We stopped and had lunch, and looked around at the vendors goods before we headed to the cable car for the trip up the mountain. It took about 15 minutes to get up the mountain by cable car and then it was a short hike to the Pagoda. It is a cave in the mountain with a large structure at the front and then an opening behind it. It looks a lot like an open mouth with tonsils!

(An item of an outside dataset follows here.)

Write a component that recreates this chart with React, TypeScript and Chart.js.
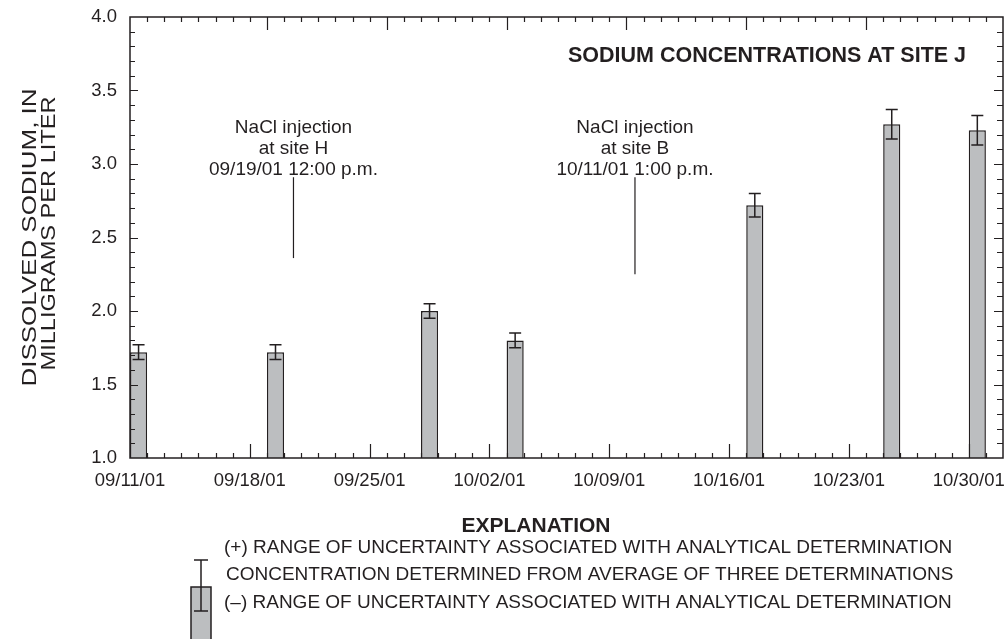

 These little guys were for sale.....I assume to munch on!

 Gifts for the buddha...


 A stick bug....

 It is remarkable how this structure formed and all of the time it took. Its a sacred Buddhist Pagoda and there are alters and incense around the cave. I don't know what to think exactly of some of the offerings as its a lot of junk-food. We hiked down the mountain which took about 45 minutes. We had a peaceful, serene boat ride back to the dock as the sun got lower and lower.


School and new abode!

School has continued to go well. It is still a lot of work, beings that we are 5 weeks in and I STILL don't have any textbooks!  I'm still spending a lot of my planning time researching for material to support the standards that need to be met.  I spend my afternoons doing curriculum development and because I'm in a room by myself and have no distractions I am quite productive! :)  It's amazing to me how fast the days go by.  Time flies when you're having fun!  I'm just hoping that when the books do come, it doesn't throw off everything I've planned!
Here are some pictures from the past month of my students and I!
Studying the continents!
 My 3 students!
 Our school rabbits! Unfortunately we are already down to 2!
 Our garden!
 Working on spelling...
 Since we just opened our elementary school we are trying to get the word out.....and the next thing I knew I was on the school banners that were hung all over town!
 Mr. Friesen in his office....he's kind of a big deal!
 Success!

We have been in Hanoi now for 2 months and moved into our 3rd apartment!!! The 2nd one we were in was temporary for just a month because we were waiting for the one next to it to become available. It is more spacious, has a spare bedroom, a full size refrigerator (which you never see!) and an oven (which you also NEVER see!).   






Thank goodness this little guy (well actually like 3-4 inches with wing span so not "little" in my book!), who was on our bathroom wall, was in the apartment we were just moving OUT of!
 Here is the Vietnamese money, it's very colorful and feels like plastic!
 A menu at a restaurant we ate at......they had a lot of specialty items! I think the seasonal cicadas were flown in from South Dakota! They also had buffalo, frog, snake head, pigeon, squid, octopus, ostrich, crocodile ribs, snails, oxtail, duck, jellyfish and more!